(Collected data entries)

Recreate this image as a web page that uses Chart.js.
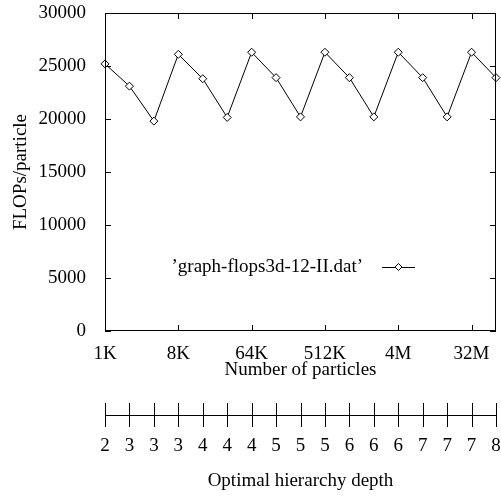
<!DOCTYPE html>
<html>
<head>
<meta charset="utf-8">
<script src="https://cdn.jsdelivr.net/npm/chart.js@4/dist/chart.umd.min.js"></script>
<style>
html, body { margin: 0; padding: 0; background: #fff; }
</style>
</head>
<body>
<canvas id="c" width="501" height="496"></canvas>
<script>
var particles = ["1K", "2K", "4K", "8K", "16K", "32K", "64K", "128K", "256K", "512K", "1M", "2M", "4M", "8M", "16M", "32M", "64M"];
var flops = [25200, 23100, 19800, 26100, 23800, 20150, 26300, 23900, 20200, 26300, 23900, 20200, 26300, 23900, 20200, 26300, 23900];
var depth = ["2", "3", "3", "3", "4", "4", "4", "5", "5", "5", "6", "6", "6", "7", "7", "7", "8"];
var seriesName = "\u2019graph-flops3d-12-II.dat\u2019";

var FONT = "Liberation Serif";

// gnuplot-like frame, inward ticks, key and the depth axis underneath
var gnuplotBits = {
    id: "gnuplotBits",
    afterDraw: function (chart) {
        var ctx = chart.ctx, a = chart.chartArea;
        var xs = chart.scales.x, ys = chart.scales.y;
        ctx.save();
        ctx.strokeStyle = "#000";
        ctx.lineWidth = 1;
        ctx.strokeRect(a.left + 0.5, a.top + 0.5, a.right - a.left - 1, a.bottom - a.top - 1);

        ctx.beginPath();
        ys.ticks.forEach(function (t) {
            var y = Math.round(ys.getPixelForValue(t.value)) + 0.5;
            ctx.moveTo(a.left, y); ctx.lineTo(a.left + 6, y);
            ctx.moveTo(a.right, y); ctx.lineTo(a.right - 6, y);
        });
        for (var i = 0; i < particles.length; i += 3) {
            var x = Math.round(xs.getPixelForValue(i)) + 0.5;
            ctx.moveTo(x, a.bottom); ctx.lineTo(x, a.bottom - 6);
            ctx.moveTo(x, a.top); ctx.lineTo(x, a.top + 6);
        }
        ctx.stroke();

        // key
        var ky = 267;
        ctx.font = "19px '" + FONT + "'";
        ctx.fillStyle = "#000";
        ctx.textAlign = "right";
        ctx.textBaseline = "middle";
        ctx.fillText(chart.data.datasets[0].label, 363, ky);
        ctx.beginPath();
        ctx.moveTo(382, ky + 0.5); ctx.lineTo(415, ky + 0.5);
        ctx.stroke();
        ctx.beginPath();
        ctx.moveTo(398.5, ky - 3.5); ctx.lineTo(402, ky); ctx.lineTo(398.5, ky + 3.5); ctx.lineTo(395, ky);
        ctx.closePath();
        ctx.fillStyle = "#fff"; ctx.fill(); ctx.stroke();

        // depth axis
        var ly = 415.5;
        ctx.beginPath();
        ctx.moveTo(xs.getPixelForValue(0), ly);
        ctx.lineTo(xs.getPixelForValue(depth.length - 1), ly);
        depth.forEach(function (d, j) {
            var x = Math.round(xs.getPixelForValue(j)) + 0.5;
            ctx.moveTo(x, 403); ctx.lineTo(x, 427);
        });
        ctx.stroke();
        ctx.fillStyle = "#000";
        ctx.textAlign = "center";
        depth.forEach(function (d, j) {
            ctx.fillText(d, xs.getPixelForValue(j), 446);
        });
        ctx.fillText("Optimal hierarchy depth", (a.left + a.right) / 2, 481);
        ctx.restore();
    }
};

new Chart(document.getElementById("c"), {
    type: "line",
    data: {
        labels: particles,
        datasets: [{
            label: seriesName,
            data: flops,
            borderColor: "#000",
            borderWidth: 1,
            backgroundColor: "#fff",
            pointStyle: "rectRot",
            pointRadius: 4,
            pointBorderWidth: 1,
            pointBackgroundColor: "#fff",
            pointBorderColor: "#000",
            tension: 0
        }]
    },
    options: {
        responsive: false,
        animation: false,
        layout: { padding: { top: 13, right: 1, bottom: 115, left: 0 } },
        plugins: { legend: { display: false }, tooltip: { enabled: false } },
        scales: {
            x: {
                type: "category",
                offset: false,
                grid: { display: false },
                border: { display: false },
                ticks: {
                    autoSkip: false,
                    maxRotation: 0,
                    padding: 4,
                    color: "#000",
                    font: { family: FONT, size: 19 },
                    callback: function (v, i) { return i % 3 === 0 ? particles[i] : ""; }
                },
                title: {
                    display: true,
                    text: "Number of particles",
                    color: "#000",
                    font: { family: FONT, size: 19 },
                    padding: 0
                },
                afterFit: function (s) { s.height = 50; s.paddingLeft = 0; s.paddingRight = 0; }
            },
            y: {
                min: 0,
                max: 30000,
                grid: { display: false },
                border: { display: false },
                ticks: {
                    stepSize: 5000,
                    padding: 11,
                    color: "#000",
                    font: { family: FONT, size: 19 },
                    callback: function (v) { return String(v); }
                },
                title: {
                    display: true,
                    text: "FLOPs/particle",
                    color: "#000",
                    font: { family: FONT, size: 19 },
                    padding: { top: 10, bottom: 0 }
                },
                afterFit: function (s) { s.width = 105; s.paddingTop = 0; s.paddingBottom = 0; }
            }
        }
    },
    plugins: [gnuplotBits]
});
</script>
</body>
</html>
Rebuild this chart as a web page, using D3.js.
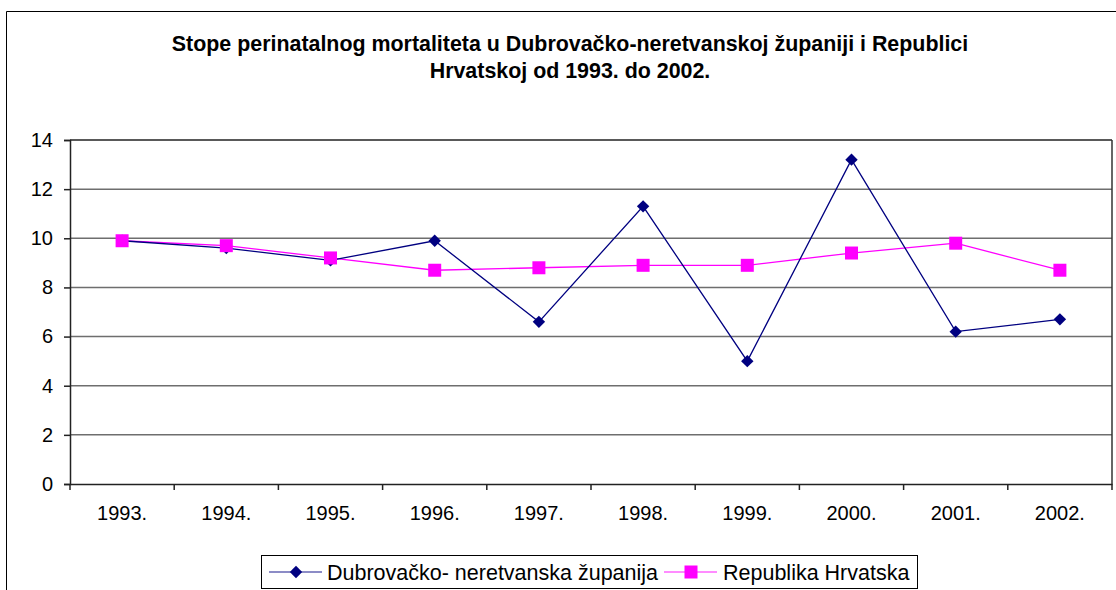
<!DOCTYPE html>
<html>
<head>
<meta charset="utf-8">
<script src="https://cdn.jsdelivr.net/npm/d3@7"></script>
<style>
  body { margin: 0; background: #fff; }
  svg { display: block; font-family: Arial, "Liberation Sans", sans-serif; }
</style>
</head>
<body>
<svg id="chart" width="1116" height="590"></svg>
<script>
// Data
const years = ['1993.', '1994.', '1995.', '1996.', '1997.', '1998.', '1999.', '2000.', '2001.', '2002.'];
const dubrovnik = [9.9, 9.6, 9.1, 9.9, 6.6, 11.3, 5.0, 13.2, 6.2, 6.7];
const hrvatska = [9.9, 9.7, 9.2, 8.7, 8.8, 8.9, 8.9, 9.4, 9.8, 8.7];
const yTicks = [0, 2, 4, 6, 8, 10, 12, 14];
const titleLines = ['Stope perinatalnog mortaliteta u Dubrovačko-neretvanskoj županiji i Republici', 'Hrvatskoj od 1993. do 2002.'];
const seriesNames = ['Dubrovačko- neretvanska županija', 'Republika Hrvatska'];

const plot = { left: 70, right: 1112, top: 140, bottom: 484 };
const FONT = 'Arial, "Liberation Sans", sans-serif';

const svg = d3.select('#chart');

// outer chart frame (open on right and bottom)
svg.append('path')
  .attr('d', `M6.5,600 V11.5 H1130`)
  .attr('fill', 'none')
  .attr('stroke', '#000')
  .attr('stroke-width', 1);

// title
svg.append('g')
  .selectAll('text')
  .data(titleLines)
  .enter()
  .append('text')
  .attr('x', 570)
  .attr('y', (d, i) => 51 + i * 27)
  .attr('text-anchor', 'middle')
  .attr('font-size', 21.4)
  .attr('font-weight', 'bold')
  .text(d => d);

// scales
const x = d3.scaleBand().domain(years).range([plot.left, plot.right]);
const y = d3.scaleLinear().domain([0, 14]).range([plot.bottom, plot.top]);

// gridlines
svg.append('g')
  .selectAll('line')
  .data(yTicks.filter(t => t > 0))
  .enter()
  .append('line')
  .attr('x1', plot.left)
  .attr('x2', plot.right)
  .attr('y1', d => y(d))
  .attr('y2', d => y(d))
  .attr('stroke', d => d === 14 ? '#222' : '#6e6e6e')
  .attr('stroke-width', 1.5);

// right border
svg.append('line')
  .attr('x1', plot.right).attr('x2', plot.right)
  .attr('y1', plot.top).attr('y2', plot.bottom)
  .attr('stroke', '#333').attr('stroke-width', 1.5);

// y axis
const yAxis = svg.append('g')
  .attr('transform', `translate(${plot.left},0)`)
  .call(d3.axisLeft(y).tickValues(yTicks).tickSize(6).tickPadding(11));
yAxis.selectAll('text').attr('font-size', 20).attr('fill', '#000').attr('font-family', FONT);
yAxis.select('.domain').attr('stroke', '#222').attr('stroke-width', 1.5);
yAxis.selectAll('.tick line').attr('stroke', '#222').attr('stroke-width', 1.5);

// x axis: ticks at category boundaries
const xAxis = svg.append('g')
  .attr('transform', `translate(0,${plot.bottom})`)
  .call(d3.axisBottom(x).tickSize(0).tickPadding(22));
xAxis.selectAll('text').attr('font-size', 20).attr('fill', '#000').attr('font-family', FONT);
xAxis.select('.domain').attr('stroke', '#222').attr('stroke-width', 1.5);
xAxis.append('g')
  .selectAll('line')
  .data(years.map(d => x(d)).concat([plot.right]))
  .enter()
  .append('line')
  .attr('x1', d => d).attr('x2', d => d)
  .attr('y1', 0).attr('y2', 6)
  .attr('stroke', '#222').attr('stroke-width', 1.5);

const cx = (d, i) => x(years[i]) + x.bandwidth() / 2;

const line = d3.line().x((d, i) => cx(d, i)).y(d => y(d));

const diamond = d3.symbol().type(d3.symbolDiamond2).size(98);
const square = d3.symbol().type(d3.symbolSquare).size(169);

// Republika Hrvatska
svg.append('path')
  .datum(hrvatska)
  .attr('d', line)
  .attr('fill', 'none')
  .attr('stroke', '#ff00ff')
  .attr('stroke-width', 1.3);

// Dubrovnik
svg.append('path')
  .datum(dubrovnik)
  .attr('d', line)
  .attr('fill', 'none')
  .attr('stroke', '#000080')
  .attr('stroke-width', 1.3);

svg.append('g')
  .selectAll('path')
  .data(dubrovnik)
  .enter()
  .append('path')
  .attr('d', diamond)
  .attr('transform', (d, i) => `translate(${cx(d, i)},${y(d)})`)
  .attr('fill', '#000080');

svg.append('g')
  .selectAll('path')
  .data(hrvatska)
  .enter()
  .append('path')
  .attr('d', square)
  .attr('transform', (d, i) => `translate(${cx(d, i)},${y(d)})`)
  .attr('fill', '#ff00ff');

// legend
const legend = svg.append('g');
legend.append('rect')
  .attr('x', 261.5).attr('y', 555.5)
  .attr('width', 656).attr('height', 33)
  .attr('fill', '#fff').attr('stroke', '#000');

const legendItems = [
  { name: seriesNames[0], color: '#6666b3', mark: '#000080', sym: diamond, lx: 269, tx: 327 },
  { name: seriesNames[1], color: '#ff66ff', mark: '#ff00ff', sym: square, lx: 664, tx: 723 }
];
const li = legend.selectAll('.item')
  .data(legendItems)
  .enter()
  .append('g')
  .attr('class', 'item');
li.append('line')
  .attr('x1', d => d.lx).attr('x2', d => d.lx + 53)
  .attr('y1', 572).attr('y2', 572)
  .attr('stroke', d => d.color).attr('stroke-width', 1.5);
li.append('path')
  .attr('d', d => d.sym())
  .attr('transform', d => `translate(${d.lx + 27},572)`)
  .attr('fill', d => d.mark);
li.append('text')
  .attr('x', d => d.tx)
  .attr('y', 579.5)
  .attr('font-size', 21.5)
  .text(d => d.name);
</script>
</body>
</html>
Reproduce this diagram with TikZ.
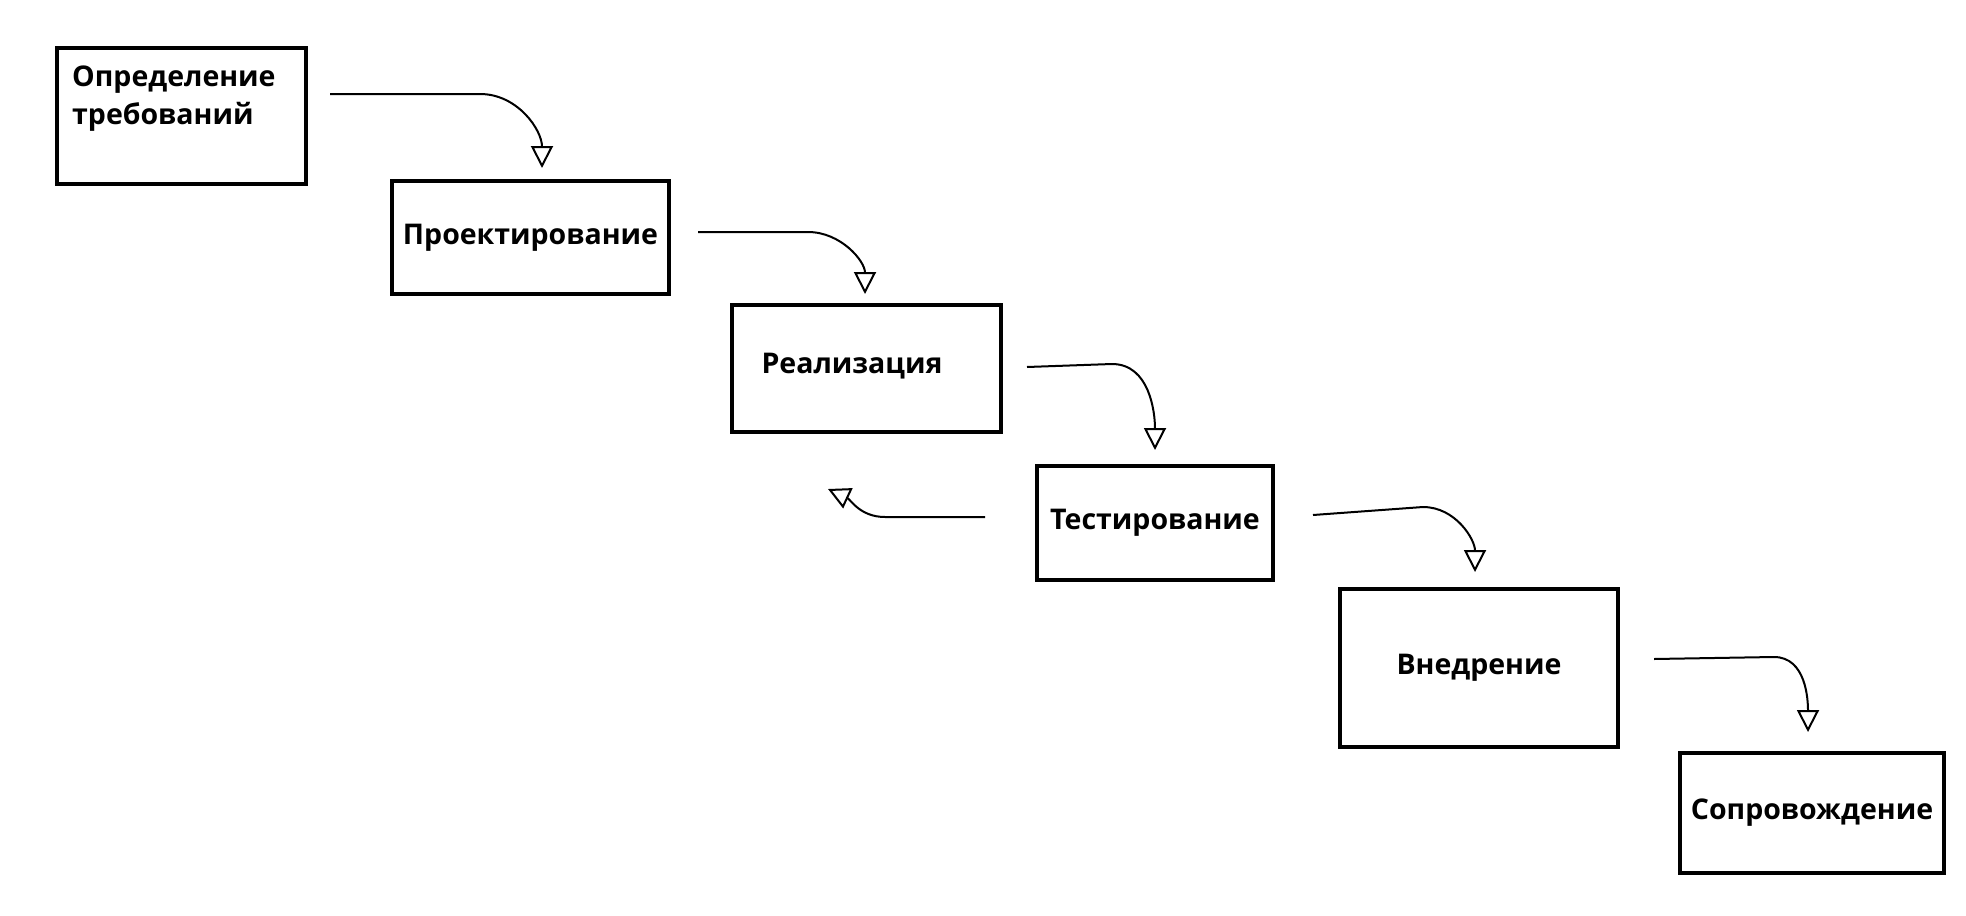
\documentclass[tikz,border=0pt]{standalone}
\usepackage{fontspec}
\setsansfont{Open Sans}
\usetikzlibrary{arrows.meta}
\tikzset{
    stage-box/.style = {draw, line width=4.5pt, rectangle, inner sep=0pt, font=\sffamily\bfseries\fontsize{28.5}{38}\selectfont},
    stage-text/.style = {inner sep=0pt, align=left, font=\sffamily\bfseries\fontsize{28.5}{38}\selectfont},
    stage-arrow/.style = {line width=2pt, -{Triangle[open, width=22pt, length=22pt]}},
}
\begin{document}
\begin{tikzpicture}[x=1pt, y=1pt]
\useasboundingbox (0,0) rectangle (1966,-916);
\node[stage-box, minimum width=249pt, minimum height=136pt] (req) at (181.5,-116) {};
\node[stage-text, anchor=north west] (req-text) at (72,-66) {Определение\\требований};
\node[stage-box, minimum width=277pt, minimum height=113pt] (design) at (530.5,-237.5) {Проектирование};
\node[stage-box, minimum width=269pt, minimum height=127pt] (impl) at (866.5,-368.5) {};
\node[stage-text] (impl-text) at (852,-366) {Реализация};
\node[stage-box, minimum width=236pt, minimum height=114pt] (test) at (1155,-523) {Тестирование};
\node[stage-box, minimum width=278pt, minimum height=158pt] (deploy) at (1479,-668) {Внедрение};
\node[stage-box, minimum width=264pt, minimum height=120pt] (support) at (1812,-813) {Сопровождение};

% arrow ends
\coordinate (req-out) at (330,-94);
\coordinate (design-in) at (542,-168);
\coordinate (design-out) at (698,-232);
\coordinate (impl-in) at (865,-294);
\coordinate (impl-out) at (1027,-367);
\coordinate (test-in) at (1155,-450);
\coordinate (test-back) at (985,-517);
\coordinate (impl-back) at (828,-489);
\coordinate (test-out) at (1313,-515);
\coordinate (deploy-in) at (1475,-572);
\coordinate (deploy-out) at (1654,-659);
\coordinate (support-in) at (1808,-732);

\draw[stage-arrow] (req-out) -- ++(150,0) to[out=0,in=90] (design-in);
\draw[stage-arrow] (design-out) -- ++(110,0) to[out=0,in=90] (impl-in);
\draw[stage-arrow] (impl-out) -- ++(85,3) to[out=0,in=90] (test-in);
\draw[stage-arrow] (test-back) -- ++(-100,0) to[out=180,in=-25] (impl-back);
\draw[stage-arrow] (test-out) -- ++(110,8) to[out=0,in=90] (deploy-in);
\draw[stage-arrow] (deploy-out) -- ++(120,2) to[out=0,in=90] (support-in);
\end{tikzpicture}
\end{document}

§ Given task:
Give again the lines from "Rebuild this chart" to "const seriesNames = ['Dubrovačko- neretvanska" exactly, both of those lines included, and do not include any pictures.

§ Response:
Rebuild this chart as a web page, using D3.js.
<!DOCTYPE html>
<html>
<head>
<meta charset="utf-8">
<script src="https://cdn.jsdelivr.net/npm/d3@7"></script>
<style>
  body { margin: 0; background: #fff; }
  svg { display: block; font-family: Arial, "Liberation Sans", sans-serif; }
</style>
</head>
<body>
<svg id="chart" width="1116" height="590"></svg>
<script>
// Data
const years = ['1993.', '1994.', '1995.', '1996.', '1997.', '1998.', '1999.', '2000.', '2001.', '2002.'];
const dubrovnik = [9.9, 9.6, 9.1, 9.9, 6.6, 11.3, 5.0, 13.2, 6.2, 6.7];
const hrvatska = [9.9, 9.7, 9.2, 8.7, 8.8, 8.9, 8.9, 9.4, 9.8, 8.7];
const yTicks = [0, 2, 4, 6, 8, 10, 12, 14];
const titleLines = ['Stope perinatalnog mortaliteta u Dubrovačko-neretvanskoj županiji i Republici', 'Hrvatskoj od 1993. do 2002.'];
const seriesNames = ['Dubrovačko- neretvanska županija', 'Republika Hrvatska'];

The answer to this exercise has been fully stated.